Below is an example of a visualization frame generated with this method, using the song Liability by Lorde as the music track, and the album cover art of its album Melodrama as the training image. You can see the full visualization for this example here.
We tried using the album cover as a default image for various songs we tested, but also experimented with other methods to retrieve reference images including using ML systems like DALL-E or WOMBO to generate images from lyrics/text descriptions, or simply manually choosing an aesthetic or thematic image.
Generating the Video
Finally, we use FFmpeg to combine the generated video frames into a single video, and add the accompanying audio to the video. If we generated multiple videos for different instruments, we also use FFmpeg to combine the videos side-by-side.
Conclusion and Future Work
Overall, we’re very happy with how well CPPN models with Mel spectrograms as a latent representation of music can create visualizations of songs! We are excited to see album covers and other visual representations of our favorite songs move and pulse with the music. By including aspects of songs which aren’t necessarily auditory (e.g. album cover, movie still for a soundtrack) in our visualizations, we hope to bring in novel aspects which may also allow the viewer to have a deeper experience.
In the future, it would be interesting if the images themselves can encode other aspects of songs: for example, generating a sequence of images using text-to-image models by feeding in the lyrics, or generate images guided by the audio by using models such as AudioCLIP.
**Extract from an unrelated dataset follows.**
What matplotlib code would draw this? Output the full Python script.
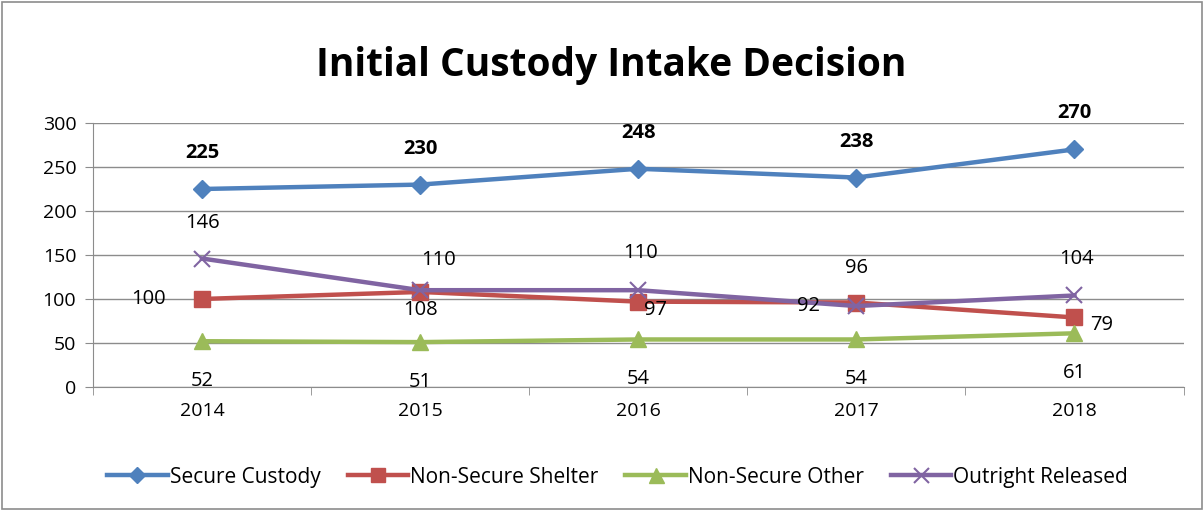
import matplotlib
matplotlib.use('Agg')
from matplotlib import pyplot as plt
from matplotlib.patches import Rectangle
import numpy as np

years = ['2014', '2015', '2016', '2017', '2018']
secure_custody = [225, 230, 248, 238, 270]
non_secure_shelter = [100, 108, 97, 96, 79]
non_secure_other = [52, 51, 54, 54, 61]
outright_released = [146, 110, 110, 92, 104]

plt.rcParams['font.family'] = ['Open Sans', 'DejaVu Sans']

fig = plt.figure(figsize=(12.04, 5.11), dpi=100)
ax = fig.add_axes([0.0772, 0.2427, 0.9058, 0.5166])
fig.patches.append(Rectangle((0.002, 0.004), 0.996, 0.992, transform=fig.transFigure,
                             fill=False, edgecolor='#8c8c8c', linewidth=1.2))

x = np.arange(len(years))
series = [
    ('Secure Custody', secure_custody, '#4F81BD', 'D', 9),
    ('Non-Secure Shelter', non_secure_shelter, '#C0504D', 's', 11),
    ('Non-Secure Other', non_secure_other, '#9BBB59', '^', 12),
    ('Outright Released', outright_released, '#8064A2', 'x', 12),
]
for name, vals, col, mk, ms in series:
    ax.plot(x, vals, color=col, linewidth=3.2, marker=mk, markersize=ms,
            markeredgewidth=1.5 if mk == 'x' else 1, markeredgecolor=col,
            label=name)

# data labels (pixel offsets)
lbl = 14.5
for i, v in enumerate(secure_custody):
    ax.annotate(str(v), (x[i], v), xytext=(0, 36), textcoords='offset pixels',
                ha='center', va='center', fontsize=lbl, fontweight='bold')

shelter_pos = [(-54, 0), (0, -18), (17, -8), (0, 35), (27, -8)]
for i, v in enumerate(non_secure_shelter):
    dx, dy = shelter_pos[i]
    ax.annotate(str(v), (x[i], v), xytext=(dx, dy), textcoords='offset pixels',
                ha='center', va='center', fontsize=lbl)

for i, v in enumerate(non_secure_other):
    ax.annotate(str(v), (x[i], v), xytext=(0, -40), textcoords='offset pixels',
                ha='center', va='center', fontsize=lbl)

released_pos = [(0, 36), (18, 30), (2, 37), (-48, 0), (2, 36)]
for i, v in enumerate(outright_released):
    dx, dy = released_pos[i]
    ax.annotate(str(v), (x[i], v), xytext=(dx, dy), textcoords='offset pixels',
                ha='center', va='center', fontsize=lbl)

ax.set_xlim(-0.5, 4.5)
ax.set_ylim(0, 300)
ax.set_yticks(range(0, 301, 50))
ax.set_xticks(x)
ax.set_xticklabels(years)
ax.set_xticks(np.arange(-0.5, 4.6, 1), minor=True)
ax.tick_params(axis='x', which='major', length=0, pad=11, labelsize=14)
ax.tick_params(axis='x', which='minor', length=6, color='#8c8c8c', direction='out')
ax.tick_params(axis='y', length=6, color='#8c8c8c', labelsize=14, pad=6)
ax.grid(axis='y', color='#8c8c8c', linewidth=1)
ax.set_axisbelow(True)
for s in ['top', 'right']:
    ax.spines[s].set_visible(False)
for s in ['left', 'bottom']:
    ax.spines[s].set_color('#8c8c8c')

fig.text(0.508, 0.872, 'Initial Custody Intake Decision', ha='center', va='center',
         fontsize=28, fontweight='bold')

fig.legend(loc='center', bbox_to_anchor=(0.513, 0.066), ncol=4, frameon=False,
           fontsize=15, handlelength=2.9, handletextpad=0.1, columnspacing=1.3,
           markerscale=0.9)

fig.savefig('out.png', dpi=100)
Another limitation of our current pipeline is that there is a trade-off between how well the CPPN model reproduces the reference image, and how much variations conditioned on the audio in the video frames we can observe: the longer we train CPPN on the reference image, the more accurate the output image becomes, but the resulting video may become static. Therefore, it would be useful to explore how we can increase the CPPN output accuracy while preserving its sensitivity to the latent music representation.